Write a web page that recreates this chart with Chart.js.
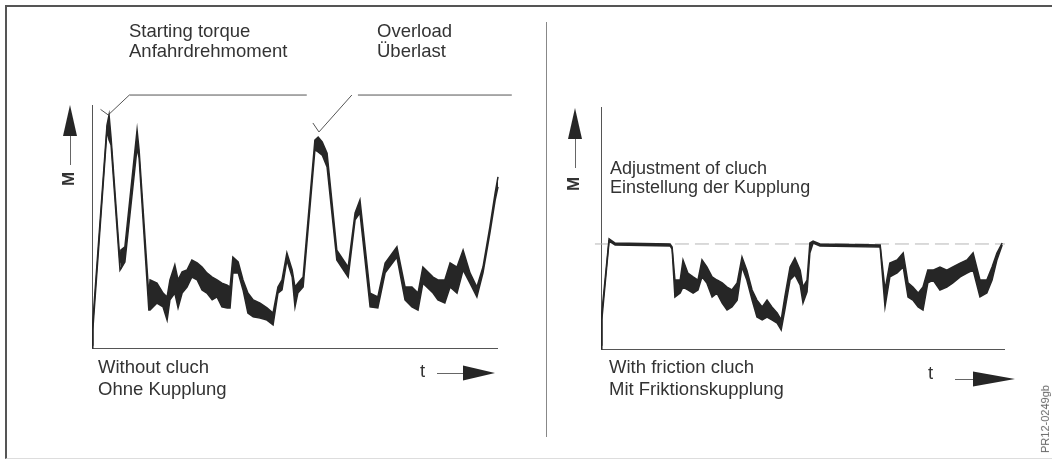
<!DOCTYPE html>
<html>
<head>
<meta charset="utf-8">
<script src="https://cdn.jsdelivr.net/npm/chart.js@4.4.1/dist/chart.umd.min.js"></script>
<style>
  body { margin: 0; background: #fff; }
  #page { position: relative; width: 1052px; height: 459px; overflow: hidden; font-family: Arial, "Liberation Sans", sans-serif; color: #333; }
  .frame { position: absolute; left: 5px; top: 5px; width: 1050px; height: 451px; border-top: 2px solid #555; border-left: 2px solid #555; border-bottom: 1px solid #ddd; }
  .divider { position: absolute; left: 546px; top: 22px; width: 1px; height: 415px; background: #888; }
  .txt { position: absolute; font-size: 18.5px; line-height: 22px; white-space: nowrap; }
  .rot { position: absolute; transform: rotate(-90deg); transform-origin: center; white-space: nowrap; }
  canvas { position: absolute; top: 0; }
</style>
</head>
<body>
<div id="page">
  <div class="frame"></div>
  <div class="divider"></div>
  <canvas id="leftChart" style="left:0" width="546" height="459"></canvas>
  <canvas id="rightChart" style="left:546px" width="506" height="459"></canvas>

  <div class="txt" style="left:129px;top:21px;line-height:20px">Starting torque<br>Anfahrdrehmoment</div>
  <div class="txt" style="left:377px;top:21px;line-height:20px">Overload<br>Überlast</div>
  <div class="txt" style="left:98px;top:356px">Without cluch<br>Ohne Kupplung</div>
  <div class="txt" style="left:420px;top:360px">t</div>
  <div class="txt" style="left:610px;top:159px;font-size:18px;line-height:19px">Adjustment of cluch<br>Einstellung der Kupplung</div>
  <div class="txt" style="left:609px;top:356px">With friction cluch<br>Mit Friktionskupplung</div>
  <div class="txt" style="left:928px;top:362px">t</div>
  <div class="rot" style="left:62px;top:169px;font-size:17px;font-weight:bold;">M</div>
  <div class="rot" style="left:567px;top:174px;font-size:17px;font-weight:bold;">M</div>
  <div class="rot" style="left:1011px;top:413px;font-size:11px;color:#666;">PR12-0249gb</div>
</div>

<script>
// Without clutch: time (0-100) and torque band (upper / lower edge)
const leftTime = [0, 0.2, 3.7, 4.2, 4.7, 6.9, 7.1, 8.1, 11.1, 11.6, 14.0, 14.3, 16.0, 17.5, 18.5, 19.2, 20.4, 21.2, 22.2, 23.4,
  24.6, 25.9, 27.1, 28.3, 29.6, 30.8, 32.0, 33.3, 34.0, 34.7, 36.0, 37.2, 38.4, 39.7, 41.4, 43.1, 44.6, 45.8, 46.8, 48.0,
  49.3, 50.0, 50.7, 52.0, 54.9, 55.7, 56.7, 57.9, 60.3, 63.1, 64.8, 66.0, 68.5, 70.4, 72.2, 75.1, 77.1, 78.8, 80.3, 81.5,
  84.0, 85.2, 86.9, 88.2, 89.9, 91.4, 93.1, 94.8, 96.3, 98.0, 99.3, 100];
const leftUpper = [1.2, 10.7, 91.8, 95.9, 86.4, 35.4, 40.3, 41.6, 89.7, 81.5, 21.8, 28.0, 26.7, 22.6, 21.0, 28.0, 34.2, 28.0, 31.3, 32.1,
  36.2, 35.0, 33.3, 30.9, 29.2, 28.0, 26.7, 25.9, 25.1, 37.4, 35.4, 28.0, 22.6, 19.8, 18.5, 16.5, 14.4, 25.1, 28.0, 39.1,
  32.1, 25.1, 26.7, 29.2, 85.6, 86.8, 84.8, 80.2, 40.3, 33.3, 55.6, 60.9, 22.6, 21.0, 35.0, 41.6, 25.1, 25.1, 22.6, 33.3,
  29.2, 28.0, 28.0, 35.0, 33.3, 40.3, 30.9, 25.1, 33.3, 49.8, 63.8, 70.4];
const leftLower = [0, 7.4, 89.7, 85.6, 83.5, 32.1, 32.1, 35.4, 82.3, 78.2, 15.6, 15.6, 18.5, 16.9, 11.5, 19.8, 22.6, 16.5, 22.6, 25.1,
  29.2, 28.0, 23.9, 22.6, 19.8, 21.0, 16.9, 16.5, 16.5, 30.9, 30.9, 23.9, 14.4, 12.8, 12.3, 11.5, 9.5, 22.6, 23.9, 36.2,
  29.2, 16.9, 22.6, 25.1, 81.5, 80.7, 79.4, 74.5, 36.2, 29.2, 52.7, 55.6, 16.9, 16.5, 30.9, 37.4, 19.8, 16.9, 15.6, 26.7,
  22.6, 19.8, 18.5, 25.1, 22.6, 32.1, 26.7, 21.0, 30.9, 47.3, 60.9, 66.3];

// callout leaders (Starting torque / Overload)
const startLeaderT = [2.1, 4.0, 9.2, 52.9];
const startLeaderM = [98.2, 95.9, 104.1, 104.1];
const overloadLeaderT = [54.4, 55.9, 64.0, 64.0, 65.5, 103.4];
const overloadLeaderM = [92.6, 88.9, 104.1, null, 104.1, 104.1];

// With friction clutch
const rightTime = [0, 0.2, 2.0, 3.5, 17.1, 17.6, 18.3, 19.6, 20.3, 21.5, 22.8, 24.0, 25.0, 26.2, 27.5, 28.7, 30.0, 31.2, 32.4, 33.7,
  34.9, 36.1, 37.4, 38.6, 39.9, 41.1, 42.3, 43.6, 44.6, 45.5, 46.8, 48.0, 49.3, 50.0, 51.0, 51.7, 52.5, 54.2, 69.1, 70.3,
  71.5, 73.3, 74.8, 76.0, 77.2, 78.5, 79.7, 80.9, 82.2, 83.9, 85.6, 87.1, 88.9, 90.6, 92.1, 93.8, 95.5, 96.8, 98.0, 99.3];
const rightUpper = [1.7, 14.9, 45.5, 43.8, 43.4, 42.1, 28.5, 28.5, 36.8, 31.4, 29.8, 28.5, 36.8, 33.9, 29.8, 28.5, 27.3, 25.6, 24.4, 27.3,
  38.0, 32.6, 24.4, 20.2, 17.4, 20.2, 17.4, 14.9, 12.0, 21.5, 33.9, 37.6, 32.6, 25.6, 28.5, 43.8, 44.6, 43.4, 43.0, 24.4,
  35.5, 36.8, 39.7, 27.3, 25.6, 23.1, 25.6, 32.6, 32.6, 33.9, 32.6, 33.9, 35.5, 36.8, 39.7, 28.5, 28.5, 33.9, 39.7, 43.8];
const rightLower = [0, 12.0, 44.6, 43.0, 42.6, 41.3, 21.5, 23.1, 25.6, 24.4, 23.1, 24.4, 29.8, 27.3, 21.5, 23.1, 19.0, 16.1, 17.4, 20.2,
  33.9, 28.5, 20.2, 13.2, 12.0, 13.2, 12.0, 10.7, 7.9, 16.1, 28.5, 30.6, 26.4, 19.0, 23.6, 39.7, 43.8, 42.6, 42.1, 17.4,
  29.8, 31.4, 33.9, 21.5, 20.2, 17.4, 16.1, 27.3, 28.5, 24.4, 25.6, 27.3, 29.8, 31.4, 32.6, 21.5, 23.1, 28.5, 36.8, 43.0];
const clutchSetting = 43.4;
const settingT = [-1.5, 100];

const ink = "#262626";

function pts(xs, ys) {
  return xs.map((x, i) => ({ x: x, y: ys[i] }));
}

// axes plus the M / t arrows, placed off the chart area
const axesArrows = {
  id: "axesArrows",
  beforeDatasetsDraw(chart, args, o) {
    const ctx = chart.ctx;
    const a = chart.chartArea;
    ctx.save();
    ctx.strokeStyle = "#555";
    ctx.lineWidth = 1;
    ctx.beginPath();
    ctx.moveTo(a.left + 0.5, a.top);
    ctx.lineTo(a.left + 0.5, a.bottom + 0.5);
    ctx.lineTo(a.right, a.bottom + 0.5);
    ctx.stroke();

    // M arrow (up)
    const mx = a.left - o.mDx;
    ctx.fillStyle = ink;
    ctx.beginPath();
    ctx.moveTo(mx, a.top + o.mTop);
    ctx.lineTo(mx - 7, a.top + o.mTop + 31);
    ctx.lineTo(mx + 7, a.top + o.mTop + 31);
    ctx.closePath();
    ctx.fill();
    ctx.strokeStyle = "#666";
    ctx.beginPath();
    ctx.moveTo(mx + 0.5, a.top + o.mTop + 31);
    ctx.lineTo(mx + 0.5, a.top + o.mTop + 60);
    ctx.stroke();

    // t arrow (right)
    const ty = a.bottom + o.tDy;
    ctx.beginPath();
    ctx.moveTo(a.right + o.tStart, ty + 0.5);
    ctx.lineTo(a.right + o.tBase, ty + 0.5);
    ctx.stroke();
    ctx.beginPath();
    ctx.moveTo(a.right + o.tBase, ty - 7.5);
    ctx.lineTo(a.right + o.tTip, ty);
    ctx.lineTo(a.right + o.tBase, ty + 7.5);
    ctx.closePath();
    ctx.fill();
    ctx.restore();
  }
};

function bandSets(xs, up, low) {
  return [
    { data: pts(xs, up), borderColor: ink, borderWidth: 1.5, backgroundColor: ink, fill: "+1", pointRadius: 0, tension: 0, clip: false },
    { data: pts(xs, low), borderColor: ink, borderWidth: 1.5, fill: false, pointRadius: 0, tension: 0, clip: false }
  ];
}

function baseOptions(pad, arrows) {
  return {
    responsive: false,
    animation: false,
    events: [],
    layout: { padding: pad },
    plugins: { legend: { display: false }, tooltip: { enabled: false }, axesArrows: arrows },
    scales: {
      x: { type: "linear", min: 0, max: 100, display: false },
      y: { min: 0, max: 100, display: false }
    }
  };
}

new Chart(document.getElementById("leftChart"), {
  type: "line",
  data: {
    datasets: [
      ...bandSets(leftTime, leftUpper, leftLower),
      { data: pts(startLeaderT, startLeaderM), borderColor: "#555", borderWidth: 1, pointRadius: 0, fill: false, clip: false },
      { data: pts(overloadLeaderT, overloadLeaderM), borderColor: "#555", borderWidth: 1, pointRadius: 0, fill: false, spanGaps: false, clip: false }
    ]
  },
  options: baseOptions({ left: 92, right: 48, top: 105, bottom: 111 },
    { mDx: 22, mTop: 0, tDy: 25, tStart: -61, tBase: -35, tTip: -3 }),
  plugins: [axesArrows]
});

new Chart(document.getElementById("rightChart"), {
  type: "line",
  data: {
    datasets: [
      ...bandSets(rightTime, rightUpper, rightLower),
      { data: pts(settingT, [clutchSetting, clutchSetting]), borderColor: "#b5b5b5", borderWidth: 1, borderDash: [14, 6], pointRadius: 0, fill: false, clip: false }
    ]
  },
  options: baseOptions({ left: 55, right: 47, top: 107, bottom: 110 },
    { mDx: 26, mTop: 1, tDy: 30, tStart: -50, tBase: -32, tTip: 10 }),
  plugins: [axesArrows]
});
</script>
</body>
</html>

+++

_Exercise directions_
Within the listing above, copy each line that has the string "page".

_Output of the exercise_
Write a web page that recreates this chart with Chart.js.
  #page { position: relative; width: 1052px; height: 459px; overflow: hidden; font-family: Arial, "Liberation Sans", sans-serif; color: #333; }
<div id="page">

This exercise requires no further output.